03.12.2024
Visusbeeinträchtigungen durch Makulaödeme: Zusatznutzen von Faricimab nicht belegt
Der Hersteller versäumt es, eine Studie aufzulegen, in der das Dosierungsschema individuell angepasst werden kann, so wie von der Fachinformation vorgegeben.
Erneut zeigt sich: Wenn keine relevante Studie vorliegt, dann meist nicht deshalb, weil es nicht möglich ist, sondern deshalb, weil der Hersteller sich bewusst dagegen entscheidet. Hier muss der Gesetzgeber beim AMNOG dringend nachsteuern, damit in Zukunft mehr versorgungsrelevante Studien durchgeführt werden.
Seit Juli 2024 ist Faricimab in Europa auch zur Behandlung von Visusbeeinträchtigungen durch Makulaödeme infolge eines retinalen Venenverschlusses zugelassen. Das Institut für Qualität und Wirtschaftlichkeit im Gesundheitswesen (IQWiG) hat nun in einer frühen Nutzenbewertung untersucht, ob Faricimab den Patientinnen und Patienten Vorteile gegenüber Ranibizumab oder Aflibercept bietet. Der Hersteller legte jedoch keine geeigneten Daten vor. Daher gibt es keinen Nachweis für einen Zusatznutzen von Faricimab gegenüber den Vergleichstherapien.
Zwar reichte der Hersteller mit seinem Dossier Ergebnisse der abgeschlossenen RCTs (Randomized Controlled Trials) BALATON und COMINO ein, in denen Faricimab und Aflibercept miteinander verglichen wurden. Jedoch entsprachen die Behandlungsschemata in beiden Studien nicht den Vorgaben der Fachinformationen: Die Patientinnen und Patienten wurden auch bei stabilem Befund weiterbehandelt, eine individuelle Anpassung der Dosierungsschemata war in der Studienphase, in der Faricimab mit Aflibercept verglichen wurde, nicht möglich.
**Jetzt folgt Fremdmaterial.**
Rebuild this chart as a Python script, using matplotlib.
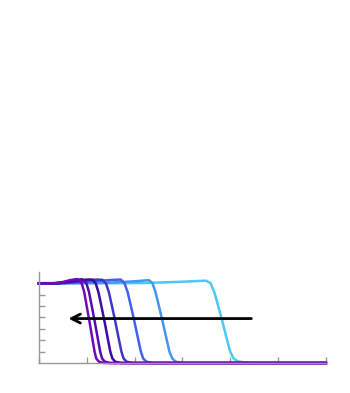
import matplotlib
matplotlib.use("Agg")
import matplotlib.pyplot as plt

# Curves ordered from the right-most (light blue) to the left-most (purple)
x_c7 = [0, 1.5, 2.2, 2.8, 3.2, 3.4, 3.50, 3.59, 3.67, 3.75, 3.84, 3.93, 4.00, 4.07, 4.16, 4.32, 4.6, 6.0]
y_c7 = [0.70, 0.70, 0.702, 0.71, 0.717, 0.721, 0.722, 0.70, 0.62, 0.50, 0.36, 0.21, 0.10, 0.04, 0.015, 0.004, 0.0, 0.0]

x_c6 = [0, 0.7, 1.3, 1.8, 2.1, 2.25, 2.31, 2.375, 2.44, 2.51, 2.59, 2.67, 2.73, 2.79, 2.86, 3.01, 6.0]
y_c6 = [0.70, 0.70, 0.703, 0.712, 0.72, 0.726, 0.725, 0.70, 0.62, 0.50, 0.36, 0.21, 0.10, 0.04, 0.012, 0.0, 0.0]

x_c5 = [0, 0.5, 0.9, 1.3, 1.55, 1.715, 1.791, 1.858, 1.924, 2.0, 2.076, 2.133, 2.18, 2.247, 2.38, 6.0]
y_c5 = [0.70, 0.70, 0.71, 0.722, 0.73, 0.732, 0.70, 0.62, 0.50, 0.36, 0.21, 0.10, 0.04, 0.012, 0.0, 0.0]

x_c4 = [0, 0.45, 0.75, 1.0, 1.2, 1.33, 1.402, 1.465, 1.528, 1.6, 1.672, 1.726, 1.771, 1.834, 1.96, 6.0]
y_c4 = [0.70, 0.70, 0.712, 0.725, 0.732, 0.73, 0.70, 0.62, 0.50, 0.36, 0.21, 0.10, 0.04, 0.012, 0.0, 0.0]

x_c3 = [0, 0.4, 0.65, 0.9, 1.05, 1.12, 1.188, 1.247, 1.307, 1.375, 1.443, 1.494, 1.537, 1.596, 1.715, 6.0]
y_c3 = [0.70, 0.70, 0.713, 0.728, 0.733, 0.73, 0.70, 0.62, 0.50, 0.36, 0.21, 0.10, 0.04, 0.012, 0.0, 0.0]

x_c2 = [0, 0.35, 0.55, 0.75, 0.9, 0.93, 0.994, 1.05, 1.106, 1.17, 1.234, 1.282, 1.322, 1.378, 1.49, 6.0]
y_c2 = [0.70, 0.70, 0.712, 0.728, 0.735, 0.73, 0.70, 0.62, 0.50, 0.36, 0.21, 0.10, 0.04, 0.012, 0.0, 0.0]

x_c1 = [0, 0.3, 0.5, 0.65, 0.8, 0.835, 0.895, 0.95, 1.0, 1.06, 1.12, 1.165, 1.20, 1.255, 1.36, 6.0]
y_c1 = [0.70, 0.70, 0.71, 0.727, 0.737, 0.725, 0.70, 0.62, 0.50, 0.36, 0.21, 0.10, 0.04, 0.012, 0.0, 0.0]

series_x = [x_c7, x_c6, x_c5, x_c4, x_c3, x_c2, x_c1]
series_y = [y_c7, y_c6, y_c5, y_c4, y_c3, y_c2, y_c1]
colors = ["#4cc9f0", "#4895ef", "#4361ee", "#3f37c9", "#3a0ca3", "#560bad", "#7209b7"]

x_ticks = [0, 1, 2, 3, 4, 5, 6]
y_ticks = [0.1, 0.2, 0.3, 0.4, 0.5, 0.6, 0.7]

arrow_start = (4.5, 0.39)
arrow_end = (0.56, 0.39)

fig = plt.figure(figsize=(3.5, 3.93), dpi=100)
ax = fig.add_axes([0.111, 0.0763, 0.82, 0.232])

for xs, ys, c in zip(series_x, series_y, colors):
    ax.plot(xs, ys, color=c, lw=1.8, solid_joinstyle="round", clip_on=False)

ax.annotate("", xy=arrow_end, xytext=arrow_start,
            arrowprops=dict(arrowstyle="->", color="black", lw=2.0, mutation_scale=16))

ax.set_xlim(0, 6)
ax.set_ylim(0, 0.8)
ax.set_xticks(x_ticks)
ax.set_yticks(y_ticks)
ax.set_xticklabels([])
ax.set_yticklabels([])
ax.tick_params(direction="in", length=4, color="#999999", width=1)
for s in ["top", "right"]:
    ax.spines[s].set_visible(False)
for s in ["left", "bottom"]:
    ax.spines[s].set_color("#999999")
    ax.spines[s].set_linewidth(1)

fig.savefig("out.png", dpi=100)
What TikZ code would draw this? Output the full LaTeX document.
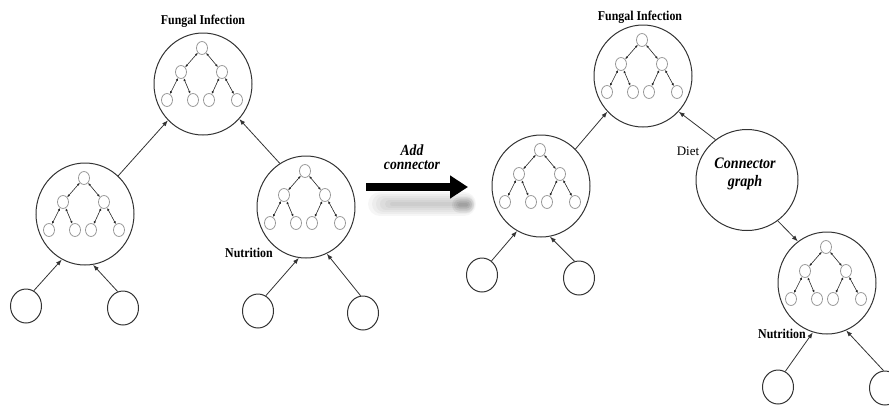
\documentclass[tikz,border=0pt]{standalone}
\usepackage{fontspec}
\setmainfont{Liberation Serif}
\usetikzlibrary{arrows.meta,shapes.geometric}

% condensed lettering used for all labels
\newcommand{\cnd}[1]{\scalebox{0.88}[1]{#1}}

\tikzset{
  bigc/.style={ellipse, draw=black!80, line width=1pt, minimum width=98pt, minimum height=102pt, inner sep=0pt},
  conc/.style={ellipse, draw=black!80, line width=1pt, minimum width=102pt, minimum height=101pt, inner sep=0pt},
  smallc/.style={ellipse, draw=black!80, line width=1pt, minimum width=31pt, minimum height=34pt, inner sep=0pt},
  tinyc/.style={ellipse, draw=black!40, line width=0.8pt, minimum width=11pt, minimum height=13pt, inner sep=0pt},
  link/.style={draw=black!80, line width=0.8pt, -{Latex[length=6pt,width=4.5pt]}},
  tlink/.style={draw=black!85, line width=0.6pt, {Latex[length=2.8pt,width=2.4pt]}-{Latex[length=2.8pt,width=2.4pt]}},
  lbl/.style={font=\bfseries\fontsize{13.5}{15}\selectfont, inner sep=0pt},
  plainlbl/.style={font=\fontsize{13}{15}\selectfont, inner sep=0pt},
  bilbl/.style={font=\bfseries\itshape\fontsize{15.5}{17}\selectfont, inner sep=0pt, align=center},
}

% seven-node binary tree drawn inside a big circle
\newcommand{\innertree}[1]{%
  \begin{scope}[shift={(#1.center)}]
    \node[tinyc] (#1-r)  at (-1,-36) {};
    \node[tinyc] (#1-a)  at (-22,-12) {};
    \node[tinyc] (#1-b)  at (19,-12) {};
    \node[tinyc] (#1-aa) at (-36,16) {};
    \node[tinyc] (#1-ab) at (-10,16) {};
    \node[tinyc] (#1-ba) at (6,16) {};
    \node[tinyc] (#1-bb) at (34,16) {};
    \draw[tlink] (#1-r) -- (#1-a);
    \draw[tlink] (#1-r) -- (#1-b);
    \draw[tlink] (#1-a) -- (#1-aa);
    \draw[tlink] (#1-a) -- (#1-ab);
    \draw[tlink] (#1-b) -- (#1-ba);
    \draw[tlink] (#1-b) -- (#1-bb);
  \end{scope}}

\begin{document}
\begin{tikzpicture}[x=1pt,y=-1pt]
\useasboundingbox (0,0) rectangle (889,405);

% ---------- before: two-level network ----------
\node[bigc] (T1) at (203,84) {};
\node[bigc] (M1) at (85,214) {};
\node[bigc] (N1) at (306,207) {};
\node[smallc] (B1) at (26,306) {};
\node[smallc] (B2) at (123,308) {};
\node[smallc] (B3) at (258,311) {};
\node[smallc] (B4) at (363,313) {};
\innertree{T1}
\innertree{M1}
\innertree{N1}

\draw[link] (M1.49) -- (T1.226);
\draw[link] (N1.121) -- (T1.316);
\draw[link] (B1.63) -- (M1.243);
\draw[link] (B2.108) -- (M1.279);
\draw[link] (B3.63) -- (N1.262);
\draw[link] (B4.98) -- (N1.294);

\node[lbl] (lt1) at (203,21) {\cnd{Fungal Infection}};
\node[lbl] (ln1) at (249,253) {\cnd{Nutrition}};

% ---------- transition arrow with its soft shadow ----------
\foreach \w/\a/\b in {24/380/464, 20/382/465, 16/384/466, 12/386/467, 8/389/468, 4/392/468}
  \draw[black, opacity=0.035, line width=\w pt, line cap=round] (\a,204) -- (\b,204);
\foreach \w in {16,12,8,4}
  \draw[black, opacity=0.06, line width=\w pt, line cap=round] (460,205) -- (466,205);
\coordinate (arS) at (366,187);
\coordinate (arE) at (468,187);
\draw[black, line width=8pt, -{Triangle[length=18pt,width=22pt]}] (arS) -- (arE);
\node[bilbl] (add) at (412,150) {\cnd{Add}};
\node[bilbl] (addc) at (412,165) {\cnd{connector}};

% ---------- after: network with a connector graph ----------
\node[bigc] (T2) at (643,76) {};
\node[bigc] (M2) at (541,186) {};
\node[conc] (C) at (747,180) {};
\node[bigc] (N2) at (827,283) {};
\node[smallc] (B5) at (482,275) {};
\node[smallc] (B6) at (579,278) {};
\node[smallc] (B7) at (778,387) {};
\node[smallc] (B8) at (885,388) {};
\innertree{T2}
\innertree{M2}
\innertree{N2}

\draw[link] (M2.47) -- (T2.225);
\draw[link] (C.128) -- (T2.315);
\draw[link] (C.307) -- (N2.125);
\draw[link] (B5.56) -- (M2.242);
\draw[link] (B6.105) -- (M2.280);
\draw[link] (B7.65) -- (N2.254);
\draw[link] (B8.95) -- (N2.292);

\node[lbl] (lt2) at (640,17) {\cnd{Fungal Infection}};
\node[lbl] (ln2) at (782,334) {\cnd{Nutrition}};
\node[plainlbl] (ldiet) at (688,151) {Diet};
\node[font=\bfseries\itshape\fontsize{16}{18}\selectfont, inner sep=0pt, align=center] (lc) at (745,174) {\cnd{Connector}\\\cnd{graph}};
\end{tikzpicture}
\end{document}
Somit waren die Studien nicht für die Nutzenbewertung geeignet.
Hintergrund: Gemäß jeweiliger Fachinformation sollte die Behandlung mit Faricimab oder Aflibercept zunächst alle vier Wochen erfolgen, wobei möglicherweise drei oder mehr aufeinanderfolgende monatliche Injektionen erforderlich sind. Anschließend sollte die Behandlung individuell entsprechend eines „Treat-and-Extend“-Dosierungsschemas angepasst werden, abhängig von der Krankheitsaktivität. Anhand der Daten, unter anderem zur bestkorrigierten Sehschärfe, ist zu erkennen, dass bei einem großen Anteil der Patientinnen und Patienten in den Studien BALATON und COMINO bereits nach acht bis zwölf Wochen eine Stabilisierung erreicht wurde. Laut Studiendesign war eine individuelle Anpassung des Dosierungsschemas aber erst in der zweiten, nicht mehr vergleichend angelegten Studienhälfte ab Woche 24 möglich, in der zudem alle Patientinnen und Patienten eine Therapie mit Faricimab erhielten. Demnach ist ein relevanter Anteil der Patientinnen und Patienten – trotz stabilen Befundes – mit einem unveränderten Behandlungsschema weiterbehandelt worden und es liegen keine Daten zu einem Vergleich von individualisierten Dosierungsschemata von Faricimab und Aflibercept vor.
Laut European Public Assessment Report hatte die European Medicines Agency (EMA) dem Hersteller im Rahmen ihrer Beratung explizit empfohlen, eine Studie mit einem Treat-and-Extend-Dosierungsschema in beiden Studienarmen aufzusetzen. Dem ist der Hersteller nicht gefolgt.
Dass es auch anders geht, zeigt die RCT TALON, in der Brolucizumab und Aflibercept zur Behandlung der neovaskulären (feuchten) altersabhängigen Makuladegeneration miteinander verglichen werden. In der TALON-Studie wird in beiden Armen ein Treat-and-Extend-Schema eingesetzt, das eine patientenindividuelle Anpassung der Behandlungsintervalle abhängig von der Krankheitsaktivität erlaubt. Die Studie war deshalb für die Anfang 2024 durchgeführte frühe Nutzenbewertung des Wirkstoffs Brolucizumab geeignet.
G‑BA beschließt über Ausmaß des Zusatznutzens
Die Dossierbewertung ist Teil der frühen Nutzenbewertung gemäß Arzneimittelmarktneuordnungsgesetz (AMNOG), die der G‑BA verantwortet. Nach Publikation der Dossierbewertung führt der G‑BA ein Stellungnahmeverfahren durch und fasst einen abschließenden Beschluss über das Ausmaß des Zusatznutzens.